What is asked>
Copy the data exactly; pictures stay out of the copy.

Data block>
## begin

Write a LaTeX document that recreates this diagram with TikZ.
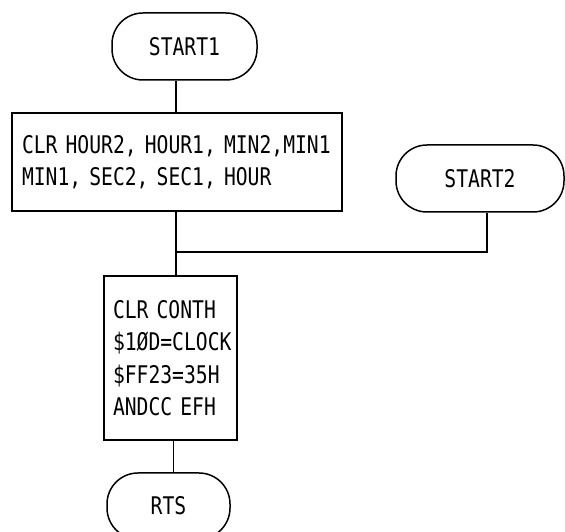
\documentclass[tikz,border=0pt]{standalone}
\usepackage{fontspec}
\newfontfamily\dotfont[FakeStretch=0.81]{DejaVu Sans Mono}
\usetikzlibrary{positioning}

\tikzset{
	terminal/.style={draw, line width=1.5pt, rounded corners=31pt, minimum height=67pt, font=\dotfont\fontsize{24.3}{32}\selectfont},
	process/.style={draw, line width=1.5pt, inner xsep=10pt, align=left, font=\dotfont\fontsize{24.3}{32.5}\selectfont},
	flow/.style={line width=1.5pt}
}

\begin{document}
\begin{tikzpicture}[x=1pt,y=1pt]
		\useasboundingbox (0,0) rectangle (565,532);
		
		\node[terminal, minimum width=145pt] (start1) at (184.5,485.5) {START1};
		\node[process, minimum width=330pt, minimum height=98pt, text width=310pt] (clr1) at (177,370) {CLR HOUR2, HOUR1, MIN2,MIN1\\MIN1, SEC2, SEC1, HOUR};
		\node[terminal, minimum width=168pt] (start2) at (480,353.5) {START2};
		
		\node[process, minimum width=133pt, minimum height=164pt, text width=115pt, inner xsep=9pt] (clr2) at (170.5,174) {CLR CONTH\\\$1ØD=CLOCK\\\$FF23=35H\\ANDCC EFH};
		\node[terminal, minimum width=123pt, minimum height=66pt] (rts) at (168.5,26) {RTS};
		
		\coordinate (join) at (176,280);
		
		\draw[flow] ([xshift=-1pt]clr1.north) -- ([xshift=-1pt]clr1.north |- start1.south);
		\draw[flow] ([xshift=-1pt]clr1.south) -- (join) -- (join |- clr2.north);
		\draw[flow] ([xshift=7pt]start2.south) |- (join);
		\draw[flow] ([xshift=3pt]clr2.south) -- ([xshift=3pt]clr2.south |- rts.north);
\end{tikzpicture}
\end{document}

## end

Answer to the task>
Write a LaTeX document that recreates this diagram with TikZ.
\documentclass[tikz,border=0pt]{standalone}
\usepackage{fontspec}
\newfontfamily\dotfont[FakeStretch=0.81]{DejaVu Sans Mono}
\usetikzlibrary{positioning}

\tikzset{
	terminal/.style={draw, line width=1.5pt, rounded corners=31pt, minimum height=67pt, font=\dotfont\fontsize{24.3}{32}\selectfont},
	process/.style={draw, line width=1.5pt, inner xsep=10pt, align=left, font=\dotfont\fontsize{24.3}{32.5}\selectfont},
	flow/.style={line width=1.5pt}
}

\begin{document}
\begin{tikzpicture}[x=1pt,y=1pt]
		\useasboundingbox (0,0) rectangle (565,532);
		
		\node[terminal, minimum width=145pt] (start1) at (184.5,485.5) {START1};
		\node[process, minimum width=330pt, minimum height=98pt, text width=310pt] (clr1) at (177,370) {CLR HOUR2, HOUR1, MIN2,MIN1\\MIN1, SEC2, SEC1, HOUR};
		\node[terminal, minimum width=168pt] (start2) at (480,353.5) {START2};
		
		\node[process, minimum width=133pt, minimum height=164pt, text width=115pt, inner xsep=9pt] (clr2) at (170.5,174) {CLR CONTH\\\$1ØD=CLOCK\\\$FF23=35H\\ANDCC EFH};
		\node[terminal, minimum width=123pt, minimum height=66pt] (rts) at (168.5,26) {RTS};
		
		\coordinate (join) at (176,280);
		
		\draw[flow] ([xshift=-1pt]clr1.north) -- ([xshift=-1pt]clr1.north |- start1.south);
		\draw[flow] ([xshift=-1pt]clr1.south) -- (join) -- (join |- clr2.north);
		\draw[flow] ([xshift=7pt]start2.south) |- (join);
		\draw[flow] ([xshift=3pt]clr2.south) -- ([xshift=3pt]clr2.south |- rts.north);
\end{tikzpicture}
\end{document}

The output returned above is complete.